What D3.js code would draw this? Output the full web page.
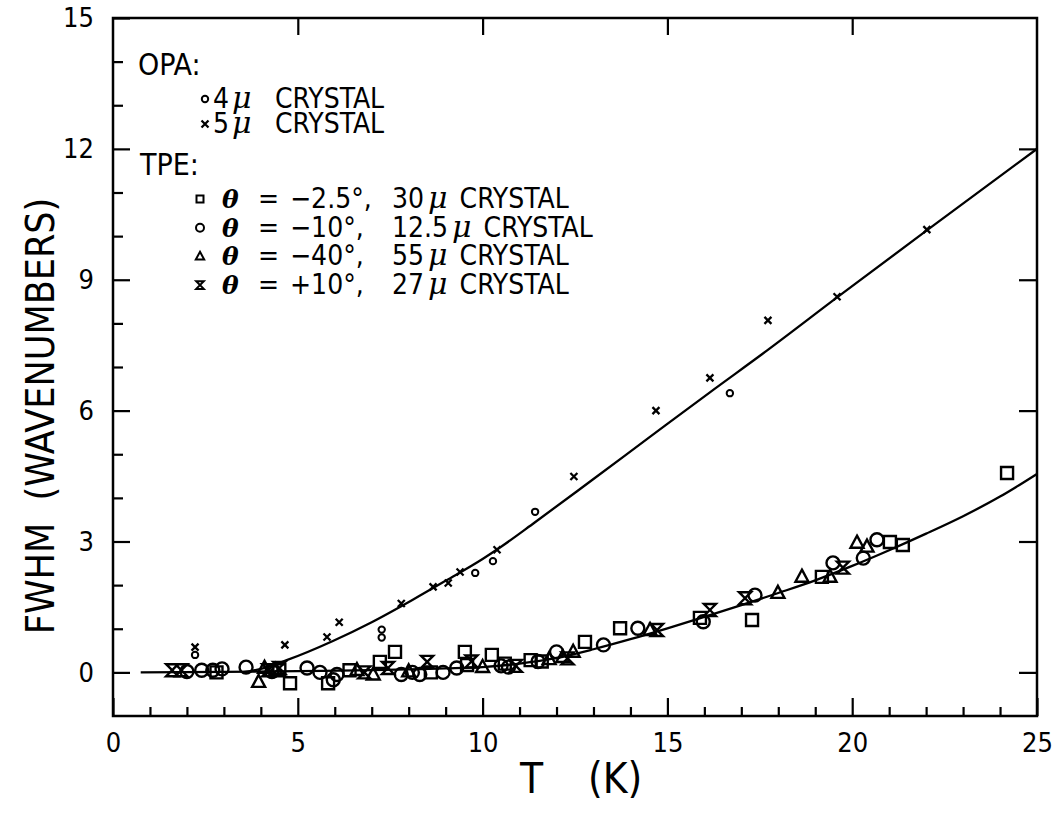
---------------
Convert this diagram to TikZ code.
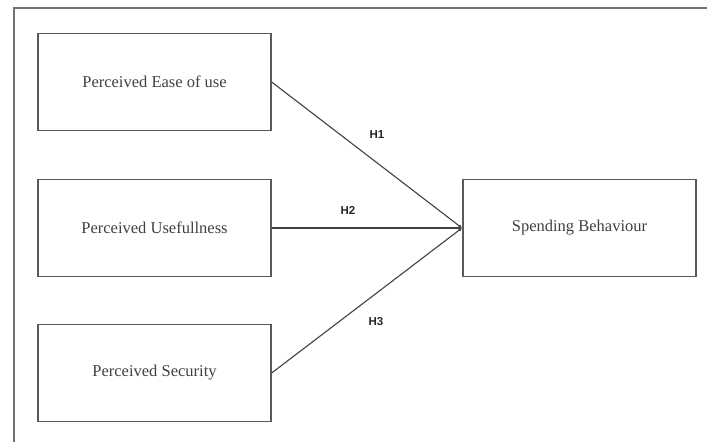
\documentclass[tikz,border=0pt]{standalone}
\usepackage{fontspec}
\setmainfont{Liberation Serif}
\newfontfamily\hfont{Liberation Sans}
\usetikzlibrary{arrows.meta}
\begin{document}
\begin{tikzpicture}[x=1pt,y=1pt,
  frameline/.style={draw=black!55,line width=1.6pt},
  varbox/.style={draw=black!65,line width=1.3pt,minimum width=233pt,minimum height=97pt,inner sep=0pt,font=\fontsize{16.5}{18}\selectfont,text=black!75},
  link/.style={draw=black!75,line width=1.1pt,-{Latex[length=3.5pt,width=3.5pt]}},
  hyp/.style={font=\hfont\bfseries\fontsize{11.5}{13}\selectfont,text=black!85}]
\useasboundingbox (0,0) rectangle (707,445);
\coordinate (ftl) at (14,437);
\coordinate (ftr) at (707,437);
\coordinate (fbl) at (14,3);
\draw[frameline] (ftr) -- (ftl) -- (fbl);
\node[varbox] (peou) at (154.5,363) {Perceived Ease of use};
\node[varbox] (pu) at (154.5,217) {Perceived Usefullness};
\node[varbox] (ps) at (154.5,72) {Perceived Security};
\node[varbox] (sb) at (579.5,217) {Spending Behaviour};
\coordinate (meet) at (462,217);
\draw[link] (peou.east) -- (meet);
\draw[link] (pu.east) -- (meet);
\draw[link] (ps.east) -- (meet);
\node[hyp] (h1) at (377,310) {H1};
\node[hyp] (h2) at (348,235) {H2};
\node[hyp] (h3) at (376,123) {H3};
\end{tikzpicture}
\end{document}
---------------
• [CHALLENGE]: Copy every line of the listing where the word "this" appears.

• [WRITTEN REPLY]:
What D3.js code would draw this? Output the full web page.
Convert this diagram to TikZ code.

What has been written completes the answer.